- _RAW RECORDS_
>>>
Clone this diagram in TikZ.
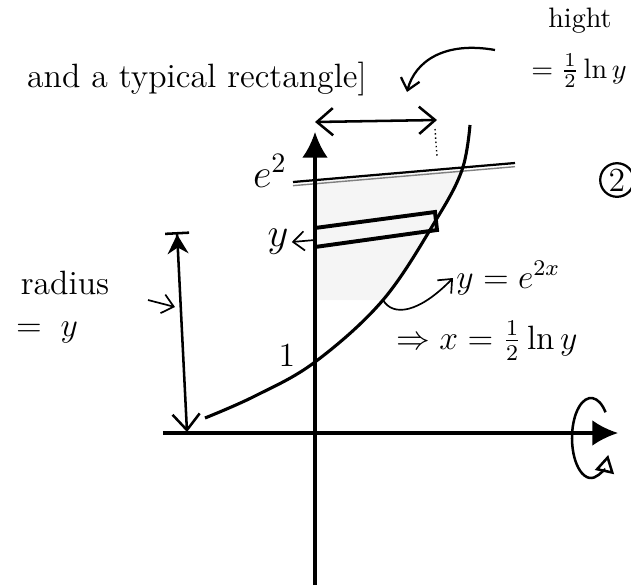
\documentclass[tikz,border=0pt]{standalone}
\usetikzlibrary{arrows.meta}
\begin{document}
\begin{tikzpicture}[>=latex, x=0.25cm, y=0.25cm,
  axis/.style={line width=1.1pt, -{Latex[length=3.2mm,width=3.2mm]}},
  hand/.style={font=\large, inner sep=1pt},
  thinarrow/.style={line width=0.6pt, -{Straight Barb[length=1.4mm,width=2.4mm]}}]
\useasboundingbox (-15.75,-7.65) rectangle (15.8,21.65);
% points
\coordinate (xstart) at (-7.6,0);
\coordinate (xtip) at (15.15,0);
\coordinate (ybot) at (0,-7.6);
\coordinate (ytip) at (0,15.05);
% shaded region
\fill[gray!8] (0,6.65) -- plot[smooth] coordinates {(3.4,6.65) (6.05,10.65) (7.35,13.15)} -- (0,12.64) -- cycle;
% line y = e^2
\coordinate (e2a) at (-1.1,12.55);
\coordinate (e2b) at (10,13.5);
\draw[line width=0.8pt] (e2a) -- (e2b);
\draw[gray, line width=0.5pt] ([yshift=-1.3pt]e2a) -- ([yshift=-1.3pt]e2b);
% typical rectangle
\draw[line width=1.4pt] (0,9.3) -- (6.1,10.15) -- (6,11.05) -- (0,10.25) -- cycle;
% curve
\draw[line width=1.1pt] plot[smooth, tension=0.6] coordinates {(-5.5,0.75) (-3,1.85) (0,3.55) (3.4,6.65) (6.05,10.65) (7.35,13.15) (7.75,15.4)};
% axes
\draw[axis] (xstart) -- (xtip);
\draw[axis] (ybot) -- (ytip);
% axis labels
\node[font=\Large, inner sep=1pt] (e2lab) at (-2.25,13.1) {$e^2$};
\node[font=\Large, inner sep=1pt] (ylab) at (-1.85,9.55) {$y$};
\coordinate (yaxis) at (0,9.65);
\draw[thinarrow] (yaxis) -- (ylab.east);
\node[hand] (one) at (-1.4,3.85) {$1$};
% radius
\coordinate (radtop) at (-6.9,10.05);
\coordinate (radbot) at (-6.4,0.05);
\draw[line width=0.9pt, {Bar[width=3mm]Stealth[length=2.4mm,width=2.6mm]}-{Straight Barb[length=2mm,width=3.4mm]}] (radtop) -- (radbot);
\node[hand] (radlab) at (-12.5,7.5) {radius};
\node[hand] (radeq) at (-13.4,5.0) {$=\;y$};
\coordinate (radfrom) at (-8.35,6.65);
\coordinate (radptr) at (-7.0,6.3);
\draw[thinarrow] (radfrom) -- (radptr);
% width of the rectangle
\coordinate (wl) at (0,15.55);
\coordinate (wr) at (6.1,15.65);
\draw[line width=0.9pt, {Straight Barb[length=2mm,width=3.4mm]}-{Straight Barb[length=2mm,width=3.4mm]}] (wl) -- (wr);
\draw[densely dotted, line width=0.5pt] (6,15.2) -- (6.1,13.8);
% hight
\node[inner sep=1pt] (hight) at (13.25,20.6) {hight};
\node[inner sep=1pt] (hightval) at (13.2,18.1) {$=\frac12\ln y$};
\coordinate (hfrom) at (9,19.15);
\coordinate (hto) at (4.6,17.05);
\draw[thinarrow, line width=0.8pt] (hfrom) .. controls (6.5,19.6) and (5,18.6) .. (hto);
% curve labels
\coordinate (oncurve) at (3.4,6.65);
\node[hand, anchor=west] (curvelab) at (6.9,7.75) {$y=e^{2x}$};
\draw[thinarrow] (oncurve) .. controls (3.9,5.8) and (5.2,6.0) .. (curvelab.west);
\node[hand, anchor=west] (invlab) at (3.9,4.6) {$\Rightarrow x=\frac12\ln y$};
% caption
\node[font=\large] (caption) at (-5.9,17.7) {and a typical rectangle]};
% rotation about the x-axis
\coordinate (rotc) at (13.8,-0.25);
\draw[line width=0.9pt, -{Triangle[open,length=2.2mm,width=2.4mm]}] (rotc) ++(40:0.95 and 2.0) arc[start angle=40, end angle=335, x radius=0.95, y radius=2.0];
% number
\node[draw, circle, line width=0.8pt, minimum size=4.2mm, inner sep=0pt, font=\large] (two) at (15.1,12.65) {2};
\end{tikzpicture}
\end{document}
<<<
>>>
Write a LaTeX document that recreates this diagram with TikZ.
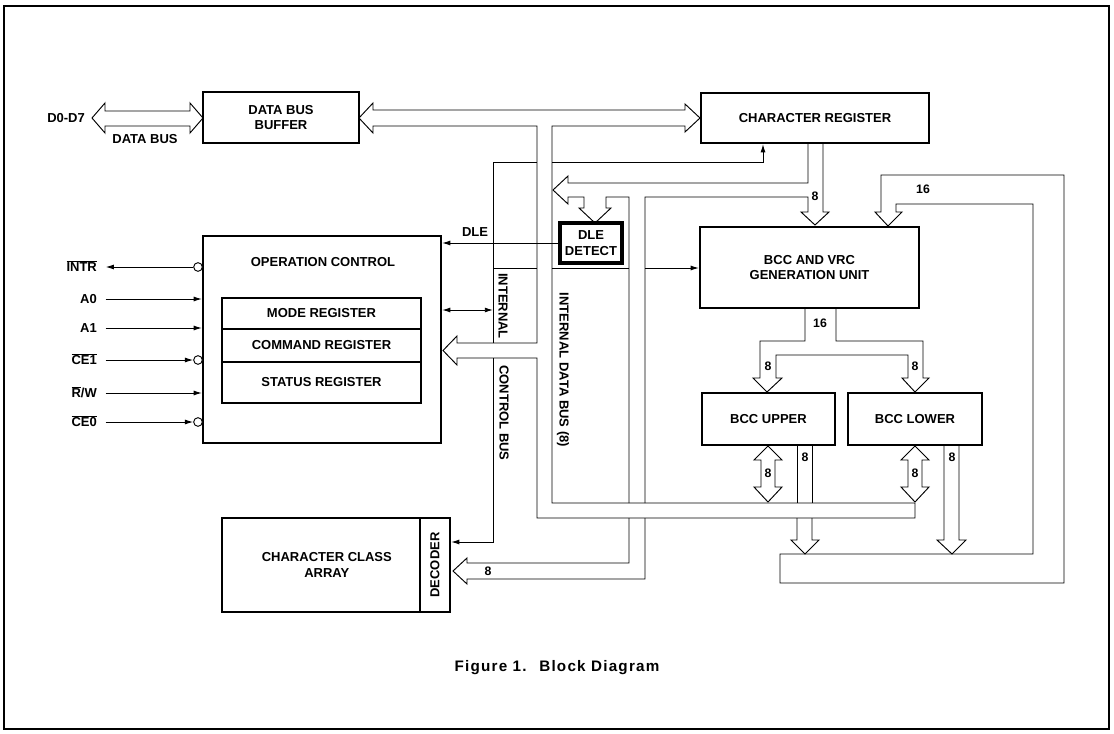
<<<
Every line of the records that includes the word "this" should be gathered.

Clone this diagram in TikZ.
Write a LaTeX document that recreates this diagram with TikZ.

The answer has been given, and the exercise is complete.